*WORK TO DO*: All the data should be repeated exactly. Any image in it is left out.

*PROVIDED DATA*:
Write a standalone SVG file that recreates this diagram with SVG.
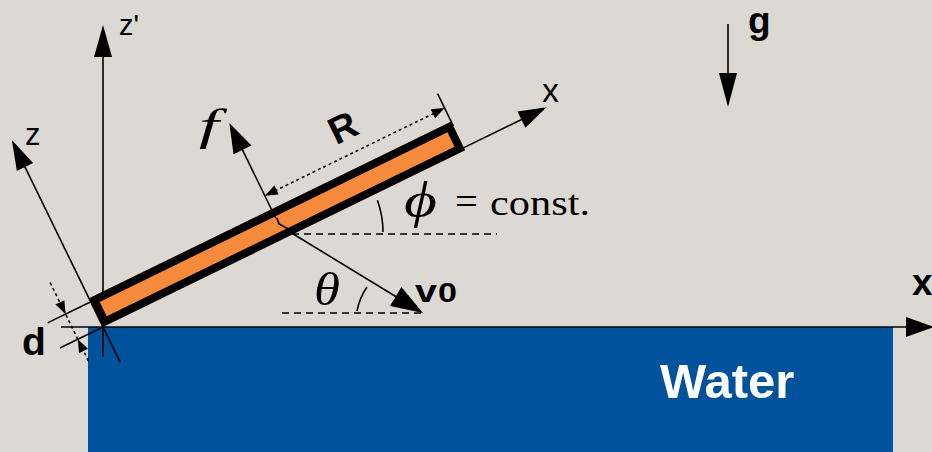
<svg xmlns="http://www.w3.org/2000/svg" width="932" height="452" viewBox="0 0 932 452">
<defs>
<style>
.ax{stroke:#000;stroke-width:1.6;fill:none}
.dot{stroke:#000;stroke-width:1.6;stroke-dasharray:3 3;fill:none}
.dash{stroke:#000;stroke-width:1.5;stroke-dasharray:7 5;fill:none}
.hd{fill:#000}
.sans{font-family:"Liberation Sans",Arial,sans-serif;fill:#000}
.b{font-weight:bold}
.ser{font-family:"Liberation Serif","Times New Roman",serif;fill:#000}
</style>
</defs>
<rect x="0" y="0" width="932" height="452" fill="#dcd9d4"/>
<g id="water">
<rect x="88" y="327" width="805" height="125" fill="#00529c"/>
<text class="sans b" x="660" y="398" font-size="49" style="fill:#fff">Water</text>
</g>
<g id="connectors">
<line class="ax" x1="61" y1="327" x2="908" y2="327" stroke-width="2.2"/>
<polygon class="hd" points="906,317 934,327 906,337"/>
<line class="ax" x1="103" y1="357" x2="103" y2="55"/>
<polygon class="hd" points="94,57 103,25 112,57"/>
<line class="ax" x1="728" y1="24" x2="728" y2="75"/>
<polygon class="hd" points="719,73 728,107 737,73"/>
<g transform="translate(103,327) rotate(-26)">
<line class="ax" x1="0" y1="39" x2="0" y2="-180"/>
<polygon class="hd" points="-9,-178 0,-208 9,-178"/>
</g>
</g>
<g id="plate" transform="translate(103,327) rotate(-26)">
<rect x="4" y="-28" width="395" height="24" fill="#f68a3d" stroke="#000" stroke-width="8"/>
</g>
<g id="annotations">
<g transform="translate(103,327) rotate(-26)">
<line class="ax" x1="403" y1="-3" x2="469" y2="-3"/>
<polygon class="hd" points="467,-12 495,-3 467,6"/>
<line class="ax" x1="203" y1="-22" x2="203" y2="-100"/>
<polygon class="hd" points="193,-98 203,-128 213,-98"/>
<line class="ax" x1="403" y1="-27" x2="403" y2="-63" stroke-width="1.4"/>
<line class="dot" x1="214" y1="-47" x2="392" y2="-47"/>
<polygon class="hd" points="216,-52 203,-47 216,-42"/>
<polygon class="hd" points="390,-52 403,-47 390,-42"/>
<text class="sans b" x="303" y="-61" font-size="38" text-anchor="middle">R</text>
<line class="ax" x1="-48" y1="-28" x2="-1" y2="-28" stroke-width="1.4"/>
<line class="ax" x1="-48" y1="0" x2="0" y2="0" stroke-width="1.4"/>
<line class="dot" x1="-28" y1="-63" x2="-28" y2="27"/>
<polygon class="hd" points="-33,-41 -28,-28 -23,-41"/>
<polygon class="hd" points="-33,13 -28,0 -23,13"/>
</g>
<polyline class="ax" points="277,218 279,224 292,231" stroke-width="1.2"/>
<line class="ax" x1="290" y1="232" x2="399" y2="298.5" stroke-width="2.5"/>
<polygon class="hd" points="390,306 423,313 401.4,287"/>
<line class="dash" x1="292" y1="234" x2="497" y2="234"/>
<line class="dash" x1="282" y1="313" x2="422" y2="313"/>
<path class="ax" d="M383,232 A93,93 0 0 0 377.4,200.2" stroke-width="1.3"/>
<path class="ax" d="M357,311 A62,62 0 0 1 367,287" stroke-width="1.3"/>
</g>
<g id="labels">
<text class="sans" x="119" y="35" font-size="29">z'</text>
<text class="sans" x="25" y="145" font-size="31">z</text>
<text class="sans" x="542" y="102" font-size="34">x</text>
<text class="sans b" x="748" y="33" font-size="37">g</text>
<text class="sans b" x="912" y="295" font-size="37">x</text>
<text class="sans b" x="22" y="355" font-size="39">d</text>
<text class="ser" x="199" y="140" font-size="45" font-style="italic" textLength="20" lengthAdjust="spacingAndGlyphs">f</text>
<text class="ser" x="404" y="217" font-size="50" font-style="italic" textLength="33" lengthAdjust="spacingAndGlyphs">ϕ</text>
<text class="ser" x="455" y="215" font-size="40" textLength="23" lengthAdjust="spacingAndGlyphs">=</text>
<text class="ser" x="490" y="215" font-size="36" textLength="100" lengthAdjust="spacingAndGlyphs">const.</text>
<text class="ser" x="314" y="305" font-size="46" font-style="italic" textLength="26" lengthAdjust="spacingAndGlyphs">θ</text>
<text class="sans b" x="415" y="302" font-size="32" textLength="22" lengthAdjust="spacingAndGlyphs">v</text>
<text class="sans b" x="438" y="302" font-size="28" textLength="19" lengthAdjust="spacingAndGlyphs">0</text>
</g>
</svg>
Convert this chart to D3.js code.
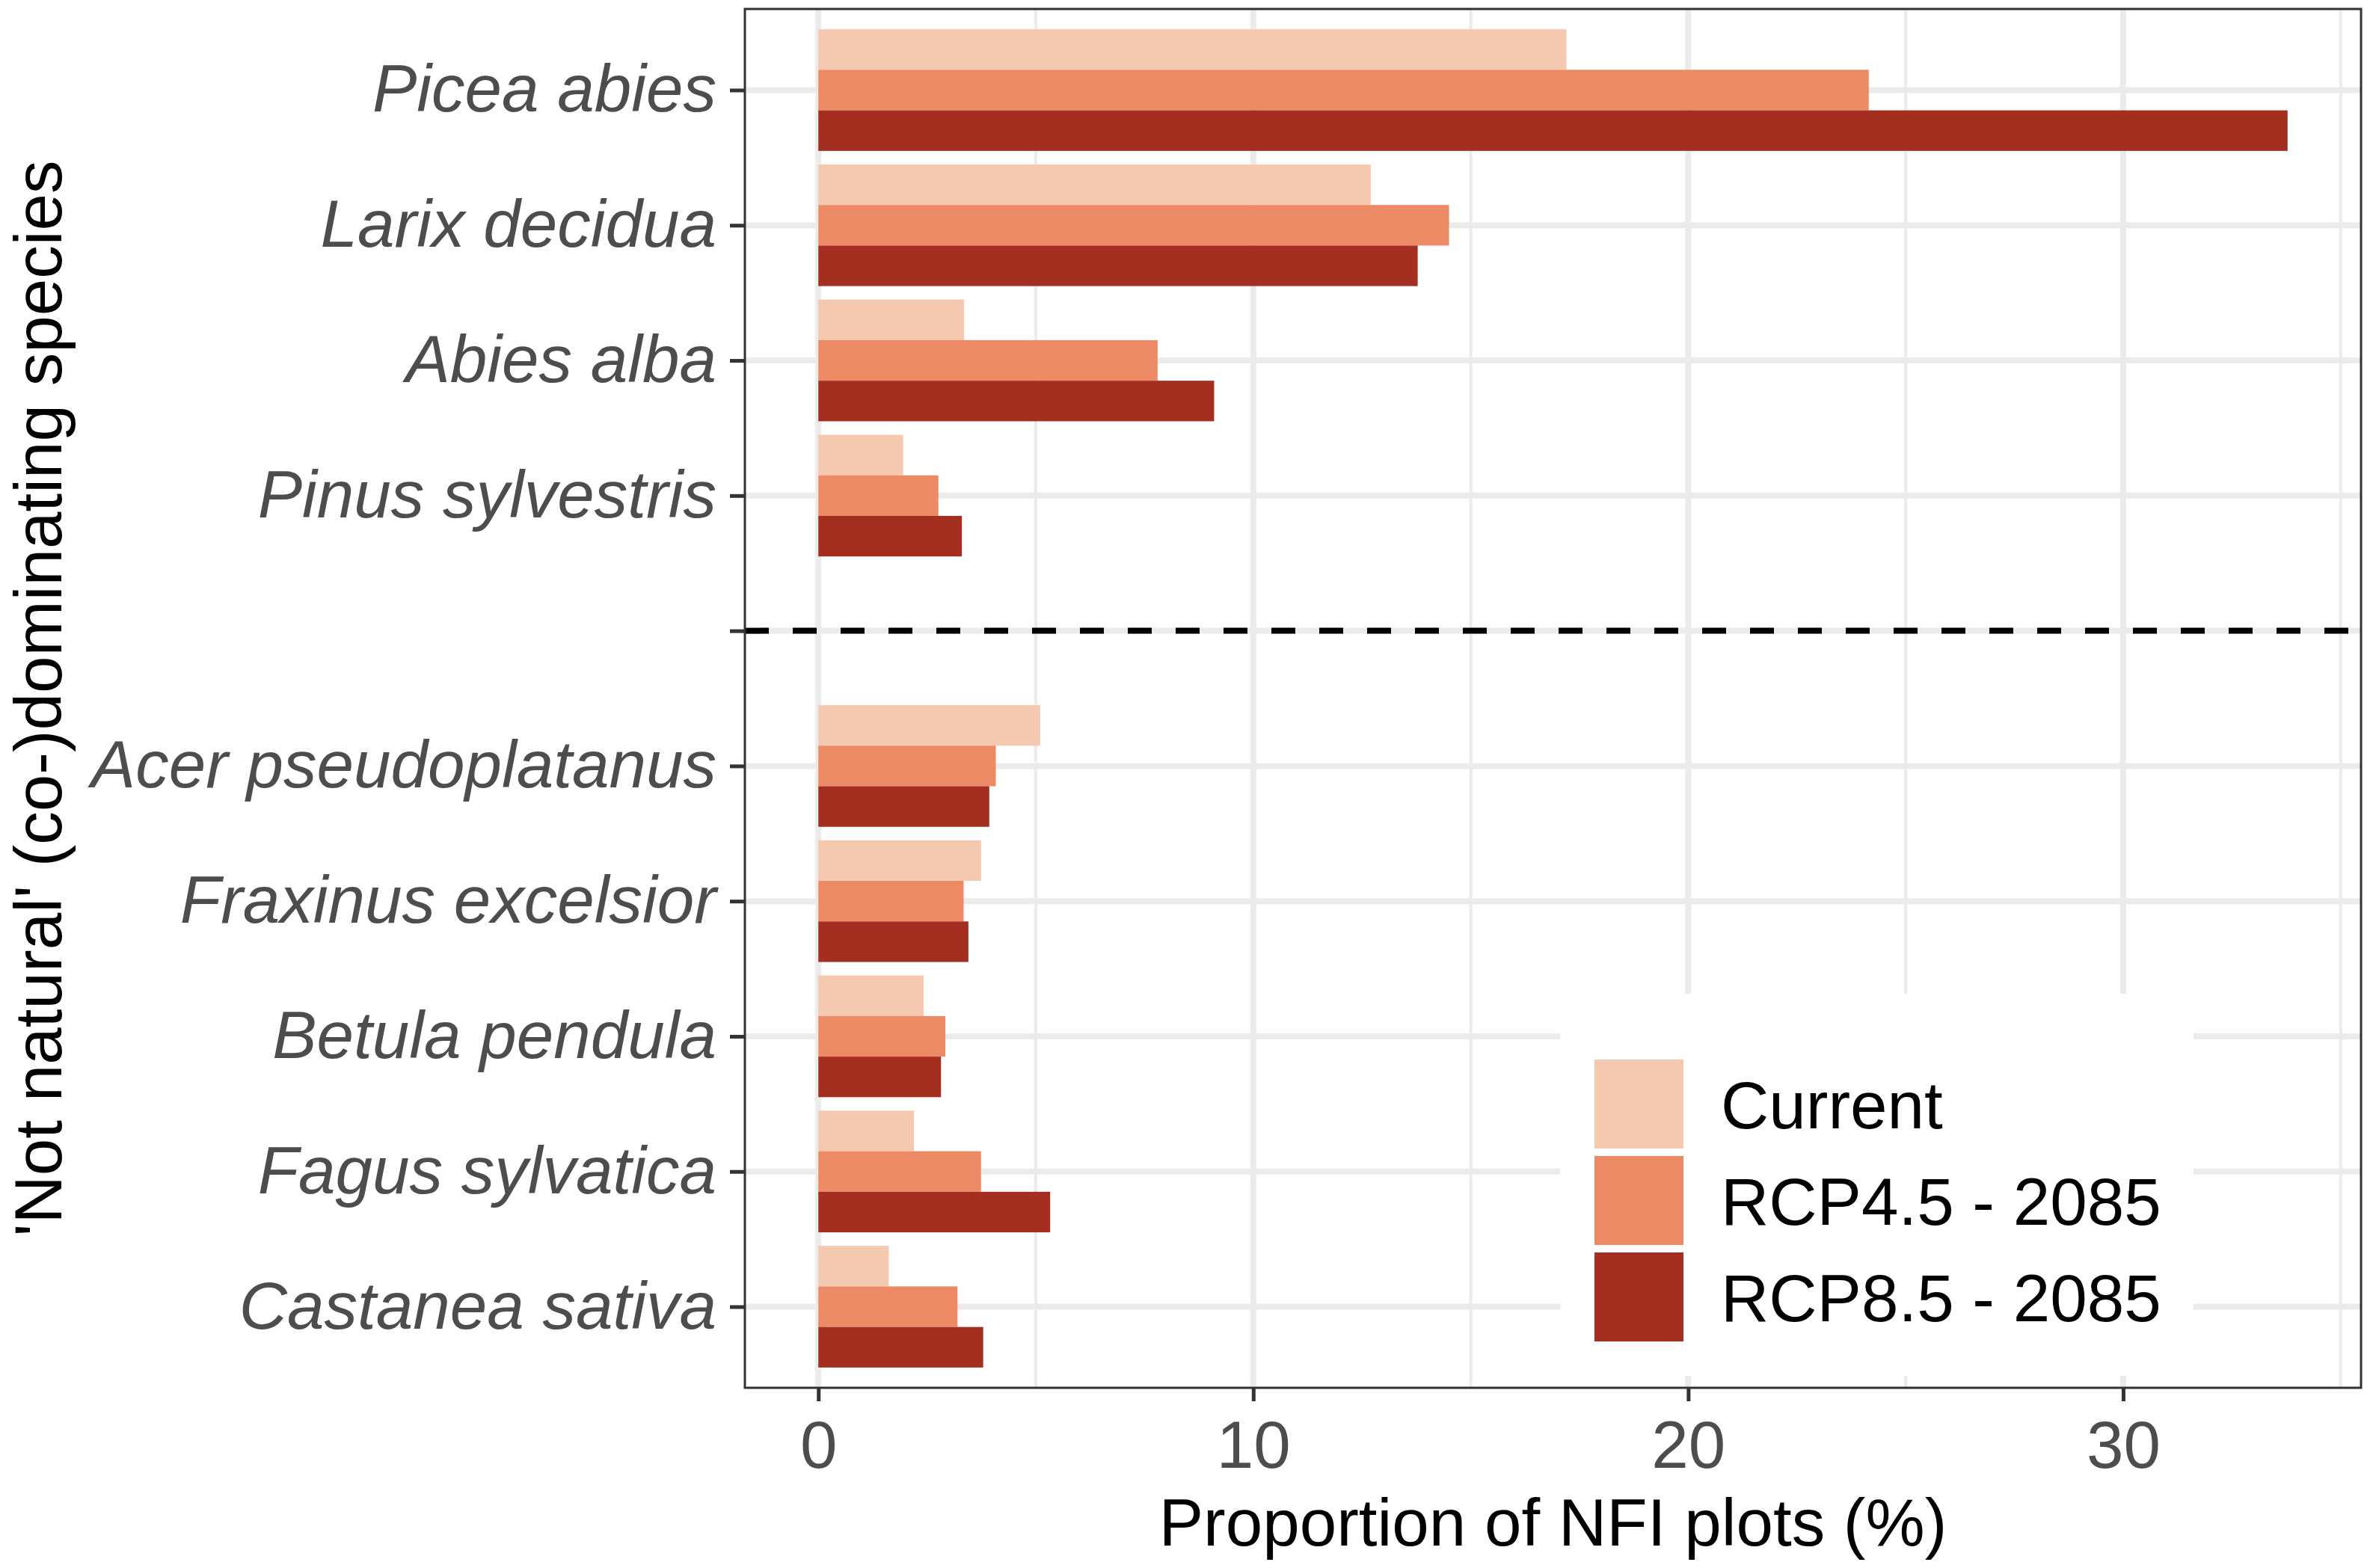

*OUTPUT OF THE TASK*:
Write a standalone SVG file that recreates this diagram with SVG.
<svg xmlns="http://www.w3.org/2000/svg" width="932" height="452" viewBox="0 0 932 452">
<defs>
<style>
.ax{stroke:#000;stroke-width:1.6;fill:none}
.dot{stroke:#000;stroke-width:1.6;stroke-dasharray:3 3;fill:none}
.dash{stroke:#000;stroke-width:1.5;stroke-dasharray:7 5;fill:none}
.hd{fill:#000}
.sans{font-family:"Liberation Sans",Arial,sans-serif;fill:#000}
.b{font-weight:bold}
.ser{font-family:"Liberation Serif","Times New Roman",serif;fill:#000}
</style>
</defs>
<rect x="0" y="0" width="932" height="452" fill="#dcd9d4"/>
<g id="water">
<rect x="88" y="327" width="805" height="125" fill="#00529c"/>
<text class="sans b" x="660" y="398" font-size="49" style="fill:#fff">Water</text>
</g>
<g id="connectors">
<line class="ax" x1="61" y1="327" x2="908" y2="327" stroke-width="2.2"/>
<polygon class="hd" points="906,317 934,327 906,337"/>
<line class="ax" x1="103" y1="357" x2="103" y2="55"/>
<polygon class="hd" points="94,57 103,25 112,57"/>
<line class="ax" x1="728" y1="24" x2="728" y2="75"/>
<polygon class="hd" points="719,73 728,107 737,73"/>
<g transform="translate(103,327) rotate(-26)">
<line class="ax" x1="0" y1="39" x2="0" y2="-180"/>
<polygon class="hd" points="-9,-178 0,-208 9,-178"/>
</g>
</g>
<g id="plate" transform="translate(103,327) rotate(-26)">
<rect x="4" y="-28" width="395" height="24" fill="#f68a3d" stroke="#000" stroke-width="8"/>
</g>
<g id="annotations">
<g transform="translate(103,327) rotate(-26)">
<line class="ax" x1="403" y1="-3" x2="469" y2="-3"/>
<polygon class="hd" points="467,-12 495,-3 467,6"/>
<line class="ax" x1="203" y1="-22" x2="203" y2="-100"/>
<polygon class="hd" points="193,-98 203,-128 213,-98"/>
<line class="ax" x1="403" y1="-27" x2="403" y2="-63" stroke-width="1.4"/>
<line class="dot" x1="214" y1="-47" x2="392" y2="-47"/>
<polygon class="hd" points="216,-52 203,-47 216,-42"/>
<polygon class="hd" points="390,-52 403,-47 390,-42"/>
<text class="sans b" x="303" y="-61" font-size="38" text-anchor="middle">R</text>
<line class="ax" x1="-48" y1="-28" x2="-1" y2="-28" stroke-width="1.4"/>
<line class="ax" x1="-48" y1="0" x2="0" y2="0" stroke-width="1.4"/>
<line class="dot" x1="-28" y1="-63" x2="-28" y2="27"/>
<polygon class="hd" points="-33,-41 -28,-28 -23,-41"/>
<polygon class="hd" points="-33,13 -28,0 -23,13"/>
</g>
<polyline class="ax" points="277,218 279,224 292,231" stroke-width="1.2"/>
<line class="ax" x1="290" y1="232" x2="399" y2="298.5" stroke-width="2.5"/>
<polygon class="hd" points="390,306 423,313 401.4,287"/>
<line class="dash" x1="292" y1="234" x2="497" y2="234"/>
<line class="dash" x1="282" y1="313" x2="422" y2="313"/>
<path class="ax" d="M383,232 A93,93 0 0 0 377.4,200.2" stroke-width="1.3"/>
<path class="ax" d="M357,311 A62,62 0 0 1 367,287" stroke-width="1.3"/>
</g>
<g id="labels">
<text class="sans" x="119" y="35" font-size="29">z'</text>
<text class="sans" x="25" y="145" font-size="31">z</text>
<text class="sans" x="542" y="102" font-size="34">x</text>
<text class="sans b" x="748" y="33" font-size="37">g</text>
<text class="sans b" x="912" y="295" font-size="37">x</text>
<text class="sans b" x="22" y="355" font-size="39">d</text>
<text class="ser" x="199" y="140" font-size="45" font-style="italic" textLength="20" lengthAdjust="spacingAndGlyphs">f</text>
<text class="ser" x="404" y="217" font-size="50" font-style="italic" textLength="33" lengthAdjust="spacingAndGlyphs">ϕ</text>
<text class="ser" x="455" y="215" font-size="40" textLength="23" lengthAdjust="spacingAndGlyphs">=</text>
<text class="ser" x="490" y="215" font-size="36" textLength="100" lengthAdjust="spacingAndGlyphs">const.</text>
<text class="ser" x="314" y="305" font-size="46" font-style="italic" textLength="26" lengthAdjust="spacingAndGlyphs">θ</text>
<text class="sans b" x="415" y="302" font-size="32" textLength="22" lengthAdjust="spacingAndGlyphs">v</text>
<text class="sans b" x="438" y="302" font-size="28" textLength="19" lengthAdjust="spacingAndGlyphs">0</text>
</g>
</svg>
Convert this chart to D3.js code.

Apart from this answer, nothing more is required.